═══ DATA SEGMENT
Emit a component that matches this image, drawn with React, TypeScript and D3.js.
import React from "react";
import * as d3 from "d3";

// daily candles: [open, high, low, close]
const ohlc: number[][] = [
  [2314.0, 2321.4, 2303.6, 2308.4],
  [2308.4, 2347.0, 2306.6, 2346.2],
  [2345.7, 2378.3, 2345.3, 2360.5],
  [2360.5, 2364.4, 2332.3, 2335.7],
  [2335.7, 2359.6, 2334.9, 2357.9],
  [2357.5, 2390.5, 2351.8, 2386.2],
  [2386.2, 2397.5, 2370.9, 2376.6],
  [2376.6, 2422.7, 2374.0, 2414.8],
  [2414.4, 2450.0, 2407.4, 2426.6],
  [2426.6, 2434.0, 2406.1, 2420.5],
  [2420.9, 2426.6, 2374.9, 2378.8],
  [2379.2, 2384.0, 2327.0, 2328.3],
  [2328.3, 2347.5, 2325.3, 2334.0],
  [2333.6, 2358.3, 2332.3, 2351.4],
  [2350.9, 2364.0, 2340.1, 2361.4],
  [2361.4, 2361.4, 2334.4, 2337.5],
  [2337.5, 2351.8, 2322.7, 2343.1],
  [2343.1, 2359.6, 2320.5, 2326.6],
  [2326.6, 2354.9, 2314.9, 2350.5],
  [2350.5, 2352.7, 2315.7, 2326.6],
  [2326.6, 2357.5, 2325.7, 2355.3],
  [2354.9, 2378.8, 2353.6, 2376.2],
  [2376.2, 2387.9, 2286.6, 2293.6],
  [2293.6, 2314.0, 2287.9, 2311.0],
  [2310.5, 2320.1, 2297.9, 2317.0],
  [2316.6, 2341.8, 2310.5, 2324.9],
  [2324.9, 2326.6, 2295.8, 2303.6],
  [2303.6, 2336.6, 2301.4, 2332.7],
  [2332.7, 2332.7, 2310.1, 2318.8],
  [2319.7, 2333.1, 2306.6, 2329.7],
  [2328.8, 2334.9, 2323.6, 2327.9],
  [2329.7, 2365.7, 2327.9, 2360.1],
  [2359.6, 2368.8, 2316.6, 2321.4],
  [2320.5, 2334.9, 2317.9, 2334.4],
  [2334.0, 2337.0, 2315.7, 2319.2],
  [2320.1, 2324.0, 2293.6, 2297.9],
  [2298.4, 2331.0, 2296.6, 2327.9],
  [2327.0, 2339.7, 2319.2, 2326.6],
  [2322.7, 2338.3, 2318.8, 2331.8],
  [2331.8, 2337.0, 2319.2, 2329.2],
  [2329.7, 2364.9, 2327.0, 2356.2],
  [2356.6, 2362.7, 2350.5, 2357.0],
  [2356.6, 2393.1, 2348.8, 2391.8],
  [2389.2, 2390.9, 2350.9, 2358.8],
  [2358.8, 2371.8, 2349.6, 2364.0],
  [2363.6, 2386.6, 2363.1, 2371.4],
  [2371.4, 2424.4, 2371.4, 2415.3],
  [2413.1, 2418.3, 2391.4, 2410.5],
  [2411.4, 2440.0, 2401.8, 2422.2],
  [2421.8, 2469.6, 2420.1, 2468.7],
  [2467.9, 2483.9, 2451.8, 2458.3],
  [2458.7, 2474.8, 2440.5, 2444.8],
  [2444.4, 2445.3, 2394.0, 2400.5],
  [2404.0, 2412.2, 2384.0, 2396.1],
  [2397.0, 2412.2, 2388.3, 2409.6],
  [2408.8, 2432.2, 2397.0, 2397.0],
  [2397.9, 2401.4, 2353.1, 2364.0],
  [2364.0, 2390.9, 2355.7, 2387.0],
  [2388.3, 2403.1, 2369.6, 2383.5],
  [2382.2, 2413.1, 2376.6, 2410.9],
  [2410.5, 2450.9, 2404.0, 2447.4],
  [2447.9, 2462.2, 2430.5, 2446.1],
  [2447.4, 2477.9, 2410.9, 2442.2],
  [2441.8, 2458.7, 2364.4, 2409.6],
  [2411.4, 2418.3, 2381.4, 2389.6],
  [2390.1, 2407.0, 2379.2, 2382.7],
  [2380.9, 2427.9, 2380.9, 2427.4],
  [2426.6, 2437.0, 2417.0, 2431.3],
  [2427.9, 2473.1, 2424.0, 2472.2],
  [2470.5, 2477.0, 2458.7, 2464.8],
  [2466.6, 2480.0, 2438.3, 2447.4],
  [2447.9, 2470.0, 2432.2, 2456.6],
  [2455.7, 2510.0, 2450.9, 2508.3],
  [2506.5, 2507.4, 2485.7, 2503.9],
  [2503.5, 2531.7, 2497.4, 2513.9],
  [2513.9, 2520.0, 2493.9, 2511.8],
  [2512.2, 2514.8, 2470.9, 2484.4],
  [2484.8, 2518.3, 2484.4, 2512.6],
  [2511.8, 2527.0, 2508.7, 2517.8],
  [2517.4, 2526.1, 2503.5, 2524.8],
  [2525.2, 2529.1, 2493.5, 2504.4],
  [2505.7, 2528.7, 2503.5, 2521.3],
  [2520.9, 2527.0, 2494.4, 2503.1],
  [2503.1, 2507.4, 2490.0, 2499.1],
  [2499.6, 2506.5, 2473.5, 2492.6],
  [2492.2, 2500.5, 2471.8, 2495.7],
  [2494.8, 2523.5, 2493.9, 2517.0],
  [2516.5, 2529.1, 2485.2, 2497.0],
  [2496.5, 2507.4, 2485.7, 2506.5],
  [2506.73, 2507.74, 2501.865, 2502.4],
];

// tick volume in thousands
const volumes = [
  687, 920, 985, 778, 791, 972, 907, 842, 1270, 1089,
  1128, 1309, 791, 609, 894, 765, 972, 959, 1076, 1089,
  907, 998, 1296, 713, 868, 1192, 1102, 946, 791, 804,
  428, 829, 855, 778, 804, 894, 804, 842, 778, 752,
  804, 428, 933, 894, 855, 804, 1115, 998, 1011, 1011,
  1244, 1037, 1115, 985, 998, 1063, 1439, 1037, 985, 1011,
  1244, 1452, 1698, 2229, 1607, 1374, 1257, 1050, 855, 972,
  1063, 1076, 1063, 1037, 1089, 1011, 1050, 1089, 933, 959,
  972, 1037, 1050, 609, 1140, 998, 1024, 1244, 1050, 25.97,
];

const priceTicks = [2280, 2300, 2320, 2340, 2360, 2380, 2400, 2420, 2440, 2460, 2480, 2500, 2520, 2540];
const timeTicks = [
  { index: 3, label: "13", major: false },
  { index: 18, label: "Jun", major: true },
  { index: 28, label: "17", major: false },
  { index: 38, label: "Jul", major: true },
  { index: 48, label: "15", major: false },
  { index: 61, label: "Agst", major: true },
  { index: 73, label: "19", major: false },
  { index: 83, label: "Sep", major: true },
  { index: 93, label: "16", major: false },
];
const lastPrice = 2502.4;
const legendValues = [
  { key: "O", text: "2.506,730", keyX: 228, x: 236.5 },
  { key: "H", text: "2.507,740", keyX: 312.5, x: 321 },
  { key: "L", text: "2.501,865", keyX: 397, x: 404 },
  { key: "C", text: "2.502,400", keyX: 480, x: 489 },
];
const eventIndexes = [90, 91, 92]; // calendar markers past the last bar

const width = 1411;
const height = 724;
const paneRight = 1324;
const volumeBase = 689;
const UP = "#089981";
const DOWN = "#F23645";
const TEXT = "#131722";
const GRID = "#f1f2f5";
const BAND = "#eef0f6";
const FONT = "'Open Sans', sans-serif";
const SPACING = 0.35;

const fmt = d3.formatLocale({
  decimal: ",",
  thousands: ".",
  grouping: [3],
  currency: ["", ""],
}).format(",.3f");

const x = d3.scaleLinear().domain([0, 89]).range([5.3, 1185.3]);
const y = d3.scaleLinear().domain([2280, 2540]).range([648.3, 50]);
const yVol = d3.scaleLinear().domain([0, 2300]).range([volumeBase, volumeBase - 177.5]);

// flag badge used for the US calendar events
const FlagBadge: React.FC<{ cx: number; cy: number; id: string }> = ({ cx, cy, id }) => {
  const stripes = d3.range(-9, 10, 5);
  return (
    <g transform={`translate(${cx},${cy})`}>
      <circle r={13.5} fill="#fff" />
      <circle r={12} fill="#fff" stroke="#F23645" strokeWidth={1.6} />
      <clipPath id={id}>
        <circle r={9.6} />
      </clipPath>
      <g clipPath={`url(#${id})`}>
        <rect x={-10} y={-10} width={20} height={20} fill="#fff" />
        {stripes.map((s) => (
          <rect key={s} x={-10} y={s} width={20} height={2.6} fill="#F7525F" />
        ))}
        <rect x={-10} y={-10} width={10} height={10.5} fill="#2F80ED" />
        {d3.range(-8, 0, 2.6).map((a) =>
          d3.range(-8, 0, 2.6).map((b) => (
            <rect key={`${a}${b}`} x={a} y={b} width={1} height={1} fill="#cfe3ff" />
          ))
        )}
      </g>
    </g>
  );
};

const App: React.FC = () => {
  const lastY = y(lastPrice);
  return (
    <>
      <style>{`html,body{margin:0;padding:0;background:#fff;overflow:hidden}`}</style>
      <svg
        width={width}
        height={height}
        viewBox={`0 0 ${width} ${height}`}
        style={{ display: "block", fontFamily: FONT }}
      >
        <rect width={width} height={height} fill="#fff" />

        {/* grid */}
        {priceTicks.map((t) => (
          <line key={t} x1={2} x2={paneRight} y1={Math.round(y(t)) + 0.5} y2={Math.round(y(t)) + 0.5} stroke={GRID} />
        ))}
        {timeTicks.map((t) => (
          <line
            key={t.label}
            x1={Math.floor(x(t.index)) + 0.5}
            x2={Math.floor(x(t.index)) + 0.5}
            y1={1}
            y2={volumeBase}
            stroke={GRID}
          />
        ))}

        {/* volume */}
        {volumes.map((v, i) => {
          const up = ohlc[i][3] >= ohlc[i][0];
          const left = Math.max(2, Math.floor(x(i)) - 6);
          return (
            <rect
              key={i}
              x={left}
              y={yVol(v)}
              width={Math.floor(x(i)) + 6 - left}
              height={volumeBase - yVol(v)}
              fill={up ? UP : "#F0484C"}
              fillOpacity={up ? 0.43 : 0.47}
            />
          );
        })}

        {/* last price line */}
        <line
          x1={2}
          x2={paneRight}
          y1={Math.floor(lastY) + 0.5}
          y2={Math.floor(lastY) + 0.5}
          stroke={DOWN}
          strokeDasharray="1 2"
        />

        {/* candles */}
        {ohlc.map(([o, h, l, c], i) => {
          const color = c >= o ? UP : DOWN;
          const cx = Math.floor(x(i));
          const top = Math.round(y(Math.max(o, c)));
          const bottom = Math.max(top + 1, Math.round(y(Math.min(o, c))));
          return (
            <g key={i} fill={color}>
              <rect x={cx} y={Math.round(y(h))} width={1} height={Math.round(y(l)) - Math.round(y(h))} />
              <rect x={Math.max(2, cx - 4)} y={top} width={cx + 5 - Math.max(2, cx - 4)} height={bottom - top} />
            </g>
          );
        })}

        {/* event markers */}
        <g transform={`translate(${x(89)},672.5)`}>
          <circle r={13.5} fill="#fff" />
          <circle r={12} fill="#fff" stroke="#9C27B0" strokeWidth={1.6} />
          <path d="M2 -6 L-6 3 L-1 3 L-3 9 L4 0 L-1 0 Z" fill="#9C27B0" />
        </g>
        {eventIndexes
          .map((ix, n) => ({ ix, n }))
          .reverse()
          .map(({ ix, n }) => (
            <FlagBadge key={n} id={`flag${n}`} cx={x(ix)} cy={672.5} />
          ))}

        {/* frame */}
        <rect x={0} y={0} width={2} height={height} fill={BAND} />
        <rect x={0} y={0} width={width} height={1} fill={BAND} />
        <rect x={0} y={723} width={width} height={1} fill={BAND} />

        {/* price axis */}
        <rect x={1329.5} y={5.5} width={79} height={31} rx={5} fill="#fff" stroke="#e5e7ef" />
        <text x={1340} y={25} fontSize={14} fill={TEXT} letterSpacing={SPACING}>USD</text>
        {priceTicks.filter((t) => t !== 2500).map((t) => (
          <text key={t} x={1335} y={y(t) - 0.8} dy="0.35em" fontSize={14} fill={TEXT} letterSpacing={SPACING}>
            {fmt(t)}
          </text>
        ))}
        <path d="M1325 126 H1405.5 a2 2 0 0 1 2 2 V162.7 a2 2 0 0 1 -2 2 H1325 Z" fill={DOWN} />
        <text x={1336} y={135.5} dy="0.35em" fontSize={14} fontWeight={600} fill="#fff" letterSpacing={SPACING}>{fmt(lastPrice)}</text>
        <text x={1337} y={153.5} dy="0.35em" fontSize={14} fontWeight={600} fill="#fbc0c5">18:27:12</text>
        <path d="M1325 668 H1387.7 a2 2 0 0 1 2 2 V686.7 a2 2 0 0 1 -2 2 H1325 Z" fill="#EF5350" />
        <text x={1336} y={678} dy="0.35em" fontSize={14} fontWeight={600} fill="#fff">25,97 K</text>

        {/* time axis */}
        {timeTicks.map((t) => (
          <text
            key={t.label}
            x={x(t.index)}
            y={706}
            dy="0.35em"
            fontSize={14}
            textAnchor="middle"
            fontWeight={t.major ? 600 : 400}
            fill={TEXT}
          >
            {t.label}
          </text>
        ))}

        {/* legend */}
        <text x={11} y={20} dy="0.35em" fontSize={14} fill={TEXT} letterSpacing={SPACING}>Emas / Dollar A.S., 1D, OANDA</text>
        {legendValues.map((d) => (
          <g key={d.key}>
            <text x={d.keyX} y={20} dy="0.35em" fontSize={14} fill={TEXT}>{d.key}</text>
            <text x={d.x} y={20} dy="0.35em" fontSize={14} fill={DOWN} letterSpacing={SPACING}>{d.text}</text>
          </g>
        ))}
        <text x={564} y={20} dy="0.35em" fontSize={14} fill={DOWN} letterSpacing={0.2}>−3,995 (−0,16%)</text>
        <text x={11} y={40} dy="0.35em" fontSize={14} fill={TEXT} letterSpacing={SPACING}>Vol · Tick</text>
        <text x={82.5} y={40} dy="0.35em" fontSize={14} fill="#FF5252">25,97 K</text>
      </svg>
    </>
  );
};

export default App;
══════
EXERCISE. Restate the first line and every line after it, word for word, stopping once the line with "import * as" is done.

ANSWER FOR THIS EXERCISE.
Emit a component that matches this image, drawn with React, TypeScript and D3.js.
import React from "react";
import * as d3 from "d3";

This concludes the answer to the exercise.